Friday, October 14, 2011

Anton Knows Original Intent and You Don't

Politicians blather and preen, they come and they go, but Supreme Court Justices are pretty much forever - as are the biases and personal neurosis they apply to their judgments.

Anton Scalia is a special case, a guy with a 170 IQ who thinks it is 270, a man with a sense of certainty that defies description. He is able to find an intellectual rationale for any of his preconceived notions including that money is an agent of free speech and that corporations have the same rights and privileges as individuals (two concepts that undermine the fundamental American Ideal of the Individual as the basic unit of democracy). 


Geoffrey Stone has written a piece describing a recent Scalia proclamation that individuals and news outlets should liable for damages when they pass along something that they later find out to be inaccurate. Little Anton, who had to know how this could stifle the bedrock notion of free speech and self expression, apparently can't help constantly having to show everyone how much smarter he is than the rest of us - even if it means envisioning the U.S. as a 3rd world banana republic. 

Imagine a country where you could be sued simply for repeating something that later turned out to be incorrect. Anton can, and there is nothing you can do about it.

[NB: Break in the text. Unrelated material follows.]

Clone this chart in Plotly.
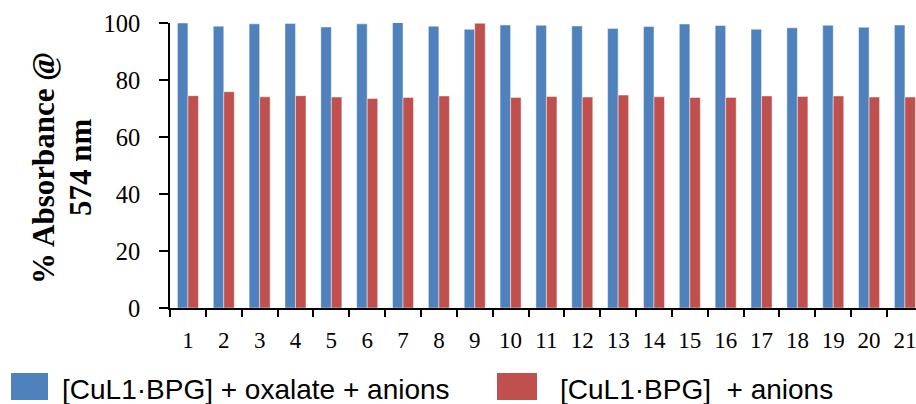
import plotly.graph_objects as go

categories = [str(i) for i in range(1, 22)]
oxalate_anions = [100.0, 98.9, 99.7, 99.8, 98.6, 99.7, 100.2, 98.9, 97.8, 99.3, 99.2,
                  98.95, 98.1, 98.8, 99.65, 99.1, 97.8, 98.3, 99.2, 98.5, 99.3]
anions_only = [74.5, 75.9, 74.1, 74.5, 74.0, 73.5, 73.9, 74.4, 99.9, 73.9, 74.2,
               74.0, 74.7, 74.1, 73.9, 73.9, 74.4, 74.2, 74.4, 74.0, 74.0]
y_ticks = [0, 20, 40, 60, 80, 100]
series_names = ["[CuL1·BPG] + oxalate + anions", "[CuL1·BPG]  + anions"]
series_colors = ["#4F81BD", "#C0504D"]
y_title_lines = ["% Absorbance @", "574 nm"]

W, H = 916, 404
L, R, T, B = 170, 0, 23, 96
pw, ph = W - L - R, H - T - B

def px_x(px):
    return (px - L) / pw

def px_y(py):
    return (H - B - py) / ph

fig = go.Figure()
for vals, name, col in zip([oxalate_anions, anions_only], series_names, series_colors):
    fig.add_trace(go.Bar(
        x=categories, y=vals, name=name, showlegend=False,
        marker=dict(color=col, line=dict(color="rgba(255,255,255,0.45)", width=1)),
        cliponaxis=False,
    ))

serif = "Liberation Serif, Times New Roman, serif"
sans = "Liberation Sans, Arial, sans-serif"

fig.update_layout(
    width=W, height=H,
    margin=dict(l=L, r=R, t=T, b=B, pad=0),
    paper_bgcolor="white", plot_bgcolor="white",
    barmode="group", bargap=0.414, bargroupgap=0,
    xaxis=dict(
        type="category", range=[-0.5, -0.5 + pw / 35.85],
        tickson="boundaries", ticks="outside", ticklen=7, tickwidth=1.5, tickcolor="black",
        showline=True, linecolor="black", linewidth=1.5, showgrid=False, zeroline=False,
        tickfont=dict(family=serif, size=23, color="black"),
        ticklabelstandoff=11,
    ),
    yaxis=dict(
        range=[0, 100], tickvals=y_ticks, ticks="outside", ticklen=9, tickwidth=1.5,
        tickcolor="black", showline=True, linecolor="black", linewidth=1.5,
        showgrid=False, zeroline=False,
        tickfont=dict(family=serif, size=24.5, color="black"),
        ticklabelstandoff=14,
    ),
)

# y-axis title (two lines)
for line, cx in zip(y_title_lines, [43, 80]):
    fig.add_annotation(
        text="<b>%s</b>" % line, textangle=-90, showarrow=False,
        xref="paper", yref="paper", x=px_x(cx), y=px_y(168),
        xanchor="center", yanchor="middle",
        font=dict(family=serif, size=31, color="black"),
    )

# legend
legend_boxes = [(11, 48), (497, 537)]
legend_text_x = [60, 558]
for (x0, x1), tx, name, col in zip(legend_boxes, legend_text_x, series_names, series_colors):
    fig.add_shape(type="rect", xref="paper", yref="paper",
                  x0=px_x(x0), x1=px_x(x1), y0=px_y(373), y1=px_y(400),
                  fillcolor=col, line=dict(width=0))
    fig.add_annotation(
        text=name, showarrow=False, xref="paper", yref="paper",
        x=px_x(tx), y=px_y(389), xanchor="left", yanchor="middle",
        font=dict(family=sans, size=28, color="black"),
    )

fig.write_html("out.html")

Justice Scalia, Originalism and the First Amendment Geoffrey Stone





In a recent conversation at the Aspen Institute's 2011 Washington D.C.'s Ideas Forum, Justice Antonin Scalia offered some interesting observations about his theory of originalism and the meaning of the First Amendment.
During the course of the conversation, Justice Scalia apparently brought up the Supreme Court's landmark 1964 decision in New York Times v. Sullivan. The situation in Sullivan was fairly straightforward. L.B. Sullivan, a Commissioner of Montgomery, Alabama, brought a civil libel action against several black clergymen and the New York Times because a fundraising ad run by the clergymen in the Times allegedly made several inaccurate statements in its description of a civil rights protest in Montgomery. The statements, if inaccurate, did not name Sullivan specifically and were relatively trivial in context. Although Sullivan could not prove that he had suffered any actual pecuniary damages as a result of the publication, the all-white Alabama jury awarded him damages of $500,000 (remember, this is in 1964).
...When the case worked its way up to the Supreme Court of the United States, the Court unanimously held that it violated the First Amendment for the state to hold the New York Times and the clergymen liable. 
...In his conversation during the Aspen Institute program, Justice Scalia made his familiar and obviously correct point that courts should not render decisions that in effect legislate. He then went on to say that New York Times Co. v. Sullivan was such a case. He explained that "the old libel law used to be [that] you're responsible, you say something false that harms somebody's reputation, we don't care if it was told to you by nine bishops, you are liable." In other words, if the statement was inaccurate, the speaker was liable, without regard to whether the speaker reasonably believed the statement to be true. Justice Scalia found the Court's change in the law illegitimate:
...There are many things wrong with this argument, and with originalism generally, but I want to focus on one point in particular. Justice Scalia suggests that the solution to the problem in New York Times was for the New York legislature to change its libel law. But the New York legislature had absolutely nothing to do with this situation. This was a lawsuit in Alabama, decided under Alabama law by an Alabama jury. The New York legislature was completely powerless to affect the matter in any way.
...In Justice Scalia's world, the New York legislature could do nothing to protect the right of its citizens to be informed, the national government could do nothing to protect the New York Times (and all other national news outlets) from such censorship, and as a result citizens throughout the nation would have their capacity to learn and to understand their own nation squelched by the State of Alabama. The Supreme Court in New York Times quite correctly concluded that such an outcome was profoundly inconsistent with what the Framers of the First Amendment had in mind.